Most mid‑market security problems are not created in the mid‑market.

They are inherited from earlier decisions that were never revisited.

Organisations rarely notice when early decisions outlive the conditions that made them possible.

What begins as speed becomes structure.
What begins as pragmatism becomes constraint.

The origin of the problem

In early‑stage environments, decisions are made under pressure:

  • limited time

  • limited people

  • limited capital

Security decisions in that context are:

  • fast

  • local

  • often reversible

These choices are not reckless. They are appropriate for the conditions.

The problem is what happens next.

When early decisions become permanent

As organisations grow, those early choices are rarely replaced — they are absorbed.

Systems expand around them.
Teams adapt to them.
Processes form to compensate for them.

Over time:

  • ownership becomes unclear

  • rationale is forgotten

  • workarounds become normal

What was once temporary becomes structural.

Why this matters in the mid‑market

Mid‑market organisations sit in an uncomfortable position.

They are:

  • large enough to be scrutinised

  • small enough to inherit early decisions intact

They are expected to demonstrate:

  • control

  • accountability

  • resilience

While carrying forward environments that were never designed for any of those things. This is where the friction appears.

What these inherited decisions look like

They rarely present as obvious failures. They appear as:

  • identity models built for convenience, not control

  • shared credentials where individual access was impractical

  • environment boundaries shaped by deployment speed, not trust

  • logging that exists, but cannot be relied upon

  • incident response dependent on specific individuals

Each of these made sense when created.
None of them scale under scrutiny.

Why adding controls doesn’t fix it

When these decisions begin to fail, the instinct is to add.

More:

  • tools

  • dashboards

  • checks

  • people

But layering controls onto unresolved structure rarely works.

It increases:

  • cost

  • complexity

  • fragility

without addressing the underlying issue:

the system was not designed to carry this weight.

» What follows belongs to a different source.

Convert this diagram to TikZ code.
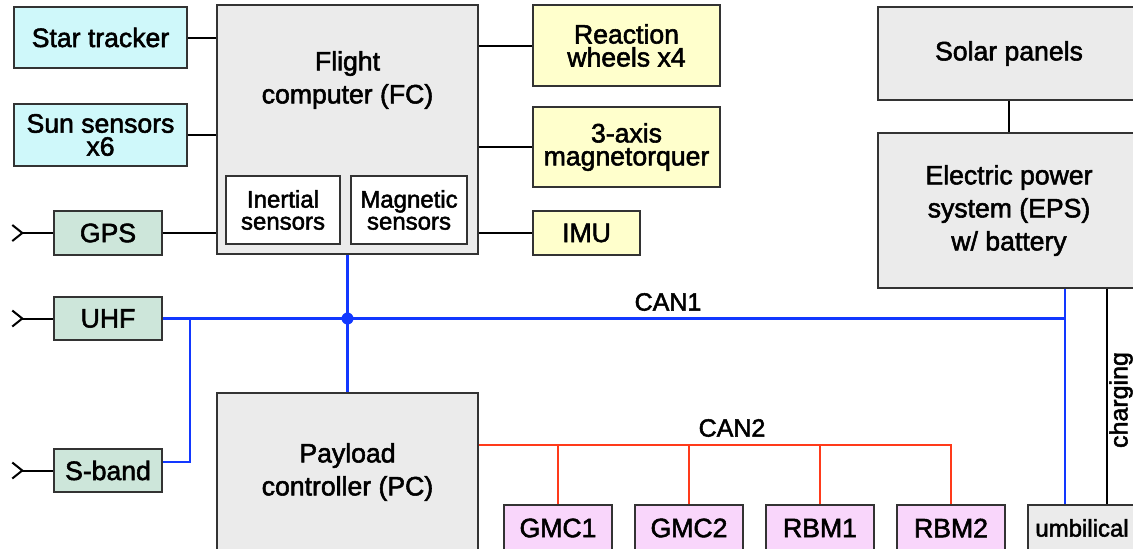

The real cost of not revisiting decisions

The cost is not immediate failure.

It is cumulative.

It is:

  • repeated re‑work

  • persistent uncertainty

  • slow incident response

  • inability to demonstrate control

And most importantly:

  • an organisation that cannot explain why it operates the way it does

That is what becomes visible under scrutiny.

A useful reframing

Instead of asking:

“What do we need to add?”

Ask:

“Which of our current constraints exist only because of earlier decisions we have not revisited?”

This changes the work.

It shifts focus from:

  • accumulation

to:

  • clarification

What good practice looks like

This does not require a rebuild.

It requires recognising that:

  • not all inherited decisions are still valid

  • not all constraints are real

  • not all “how things are done” reflects intentional design

Progress comes from:

  • identifying decisions that no longer hold

  • making their rationale explicit

  • replacing them deliberately where necessary

This is slower than adding controls, it is more effective.

Closing thought

Organisations do not suffer because they made early decisions.

They suffer because:

  • those decisions were never made visible

  • never revisited

  • and eventually treated as fixed

Security maturity is not the absence of early compromises.

It is the ability to recognise when they have become liabilities —
and to change them before they are tested.